In deze zaak heeft de Rechtbank Amsterdam op 16 september 2020 uitspraak gedaan over een vordering tot overlevering op basis van een Europees Aanhoudingsbevel (EAB) dat was uitgevaardigd door de onderzoeksrechter in de rechtbank van eerste aanleg West-Vlaanderen, afdeling Brugge, België. De vordering was ingediend door de officier van justitie en betreft de opgeëiste persoon, geboren in 1999, die in Nederland gedetineerd is. De rechtbank heeft de identiteit van de opgeëiste persoon vastgesteld en de detentieomstandigheden in België onderzocht.
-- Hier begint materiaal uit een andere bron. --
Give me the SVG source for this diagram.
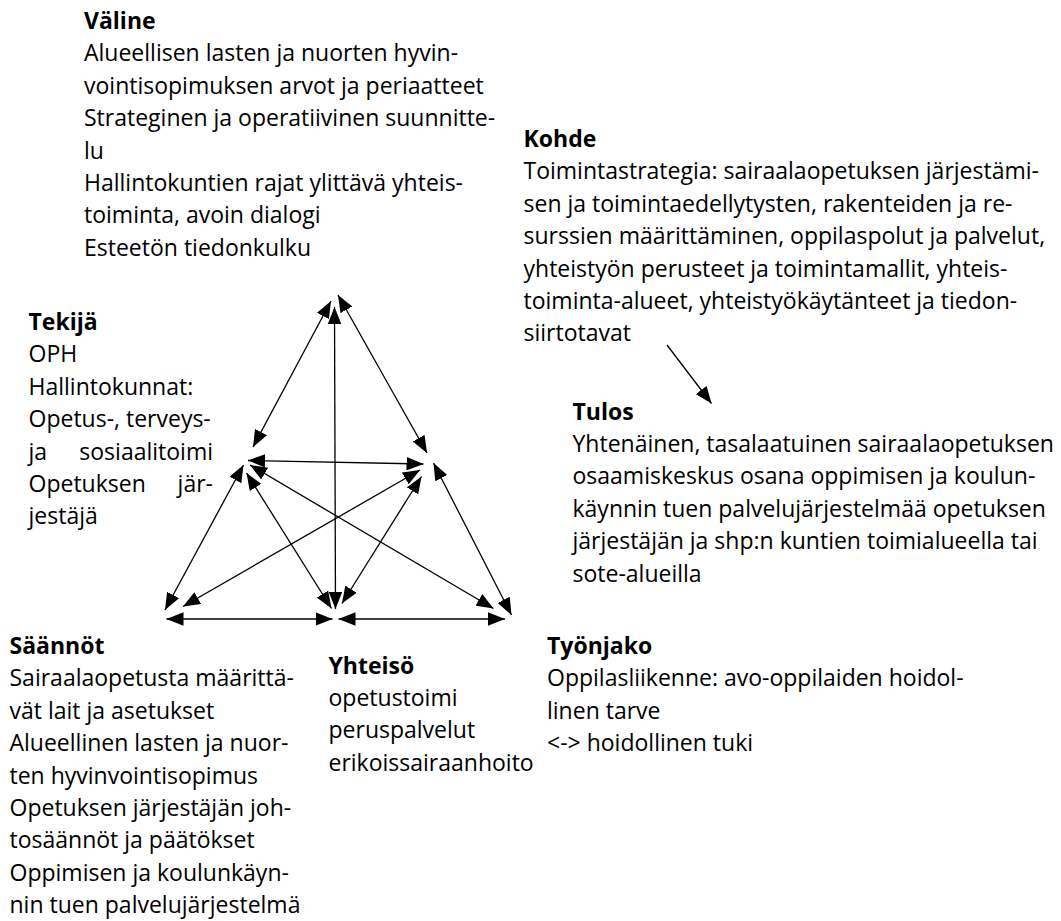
<svg xmlns="http://www.w3.org/2000/svg" width="1061" height="921" viewBox="0 0 1061 921">
  <style>
    text { font-family: "Open Sans", Lato, "Liberation Sans", sans-serif; font-size: 23px; fill: #000; font-variant-ligatures: none; }
    .h { font-weight: bold; }
    .c { stroke: #000; stroke-width: 1.3; fill: none; }
    .both { marker-start: url(#head); marker-end: url(#head); }
    .one { marker-end: url(#head); }
  </style>
  <defs>
    <marker id="head" viewBox="0 0 17 13.5" refX="17" refY="6.75" markerWidth="17" markerHeight="13.5" markerUnits="userSpaceOnUse" orient="auto-start-reverse">
      <path d="M0,0 L17,6.75 L0,13.5 z" fill="#000"/>
    </marker>
  </defs>
  <rect width="1061" height="921" fill="#fff"/>

  <!-- connectors of the activity triangle -->
  <g id="connectors">
    <line class="c both" x1="331" y1="301" x2="253" y2="447"/>
    <line class="c both" x1="338" y1="295" x2="427" y2="453"/>
    <line class="c both" x1="334.5" y1="307" x2="335.5" y2="609"/>
    <line class="c both" x1="248" y1="460.5" x2="423.5" y2="464"/>
    <line class="c both" x1="243.5" y1="465" x2="165" y2="610"/>
    <line class="c both" x1="250" y1="465" x2="493.5" y2="608.5"/>
    <line class="c both" x1="246.5" y1="473" x2="331.5" y2="608.5"/>
    <line class="c both" x1="420" y1="470" x2="183" y2="606.5"/>
    <line class="c both" x1="421.5" y1="476.5" x2="342" y2="603.5"/>
    <line class="c both" x1="433.5" y1="463" x2="511.5" y2="615"/>
    <line class="c both" x1="166.5" y1="619" x2="332.5" y2="619"/>
    <line class="c both" x1="338.5" y1="619" x2="505" y2="619"/>
    <line class="c one" x1="667" y1="345" x2="711.5" y2="403.5"/>
  </g>

  <g id="valine">
    <text class="h" x="84" y="29">Väline</text>
    <text x="84" y="61.4">Alueellisen lasten ja nuorten hyvin-</text>
    <text x="84" y="93.8">vointisopimuksen arvot ja periaatteet</text>
    <text x="84" y="126.2">Strateginen ja operatiivinen suunnitte-</text>
    <text x="84" y="158.6">lu</text>
    <text x="84" y="191">Hallintokuntien rajat ylittävä yhteis-</text>
    <text x="84" y="223.4">toiminta, avoin dialogi</text>
    <text x="84" y="255.8">Esteetön tiedonkulku</text>
  </g>

  <g id="kohde">
    <text class="h" x="523.5" y="147">Kohde</text>
    <text x="523.5" y="179.4">Toimintastrategia: sairaalaopetuksen järjestämi-</text>
    <text x="523.5" y="211.8">sen ja toimintaedellytysten, rakenteiden ja re-</text>
    <text x="523.5" y="244.2">surssien määrittäminen, oppilaspolut ja palvelut,</text>
    <text x="523.5" y="276.6">yhteistyön perusteet ja toimintamallit, yhteis-</text>
    <text x="523.5" y="309">toiminta-alueet, yhteistyökäytänteet ja tiedon-</text>
    <text x="523.5" y="341.4">siirtotavat</text>
  </g>

  <g id="tekija">
    <text class="h" x="28.5" y="330">Tekijä</text>
    <text x="28.5" y="362.4">OPH</text>
    <text x="28.5" y="394.8">Hallintokunnat:</text>
    <text x="28.5" y="427.2">Opetus-, terveys-</text>
    <text x="28.5" y="459.6">ja</text>
    <text x="213" y="459.6" text-anchor="end">sosiaalitoimi</text>
    <text x="28.5" y="492">Opetuksen</text>
    <text x="213" y="492" text-anchor="end">jär-</text>
    <text x="28.5" y="524.4">jestäjä</text>
  </g>

  <g id="tulos">
    <text class="h" x="572.5" y="419.5">Tulos</text>
    <text x="572.5" y="451.9">Yhtenäinen, tasalaatuinen sairaalaopetuksen</text>
    <text x="572.5" y="484.3">osaamiskeskus osana oppimisen ja koulun-</text>
    <text x="572.5" y="516.7">käynnin tuen palvelujärjestelmää opetuksen</text>
    <text x="572.5" y="549.1">järjestäjän ja shp:n kuntien toimialueella tai</text>
    <text x="572.5" y="581.5">sote-alueilla</text>
  </g>

  <g id="saannot">
    <text class="h" x="9.5" y="654">Säännöt</text>
    <text x="9.5" y="686.4">Sairaalaopetusta määrittä-</text>
    <text x="9.5" y="718.8">vät lait ja asetukset</text>
    <text x="9.5" y="751.2">Alueellinen lasten ja nuor-</text>
    <text x="9.5" y="783.6">ten hyvinvointisopimus</text>
    <text x="9.5" y="816">Opetuksen järjestäjän joh-</text>
    <text x="9.5" y="848.4">tosäännöt ja päätökset</text>
    <text x="9.5" y="880.8">Oppimisen ja koulunkäyn-</text>
    <text x="9.5" y="913.2">nin tuen palvelujärjestelmä</text>
  </g>

  <g id="yhteiso">
    <text class="h" x="328.5" y="673.5">Yhteisö</text>
    <text x="328.5" y="705.9">opetustoimi</text>
    <text x="328.5" y="738.3">peruspalvelut</text>
    <text x="328.5" y="770.7">erikoissairaanhoito</text>
  </g>

  <g id="tyonjako">
    <text class="h" x="547" y="654">Työnjako</text>
    <text x="547" y="686.4">Oppilasliikenne: avo-oppilaiden hoidol-</text>
    <text x="547" y="718.8">linen tarve</text>
    <text x="547" y="751.2">&lt;-&gt; hoidollinen tuki</text>
  </g>
</svg>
De rechtbank heeft de vordering behandeld op een openbare zitting op 2 september 2020, waarbij de opgeëiste persoon via telehoren is gehoord.
De rechtbank heeft vastgesteld dat het EAB voldoet aan de eisen van de Overleveringswet (OLW) en dat er geen weigeringsgronden zijn die de overlevering in de weg staan. De rechtbank heeft de detentieomstandigheden in België beoordeeld, maar kon niet vaststellen dat er een reëel gevaar bestaat voor onmenselijke of vernederende behandeling van de opgeëiste persoon. De rechtbank heeft de garantie van de Belgische autoriteiten als voldoende beoordeeld, waarbij is vastgesteld dat de opgeëiste persoon na een eventuele veroordeling in België naar Nederland zal terugkeren om zijn straf daar uit te zitten.
Uiteindelijk heeft de rechtbank besloten om de overlevering van de opgeëiste persoon toe te staan, waarbij de relevante wetsartikelen zijn toegepast. De uitspraak is gedaan door de voorzitter en twee andere rechters, en er staat geen gewoon rechtsmiddel open tegen deze beslissing.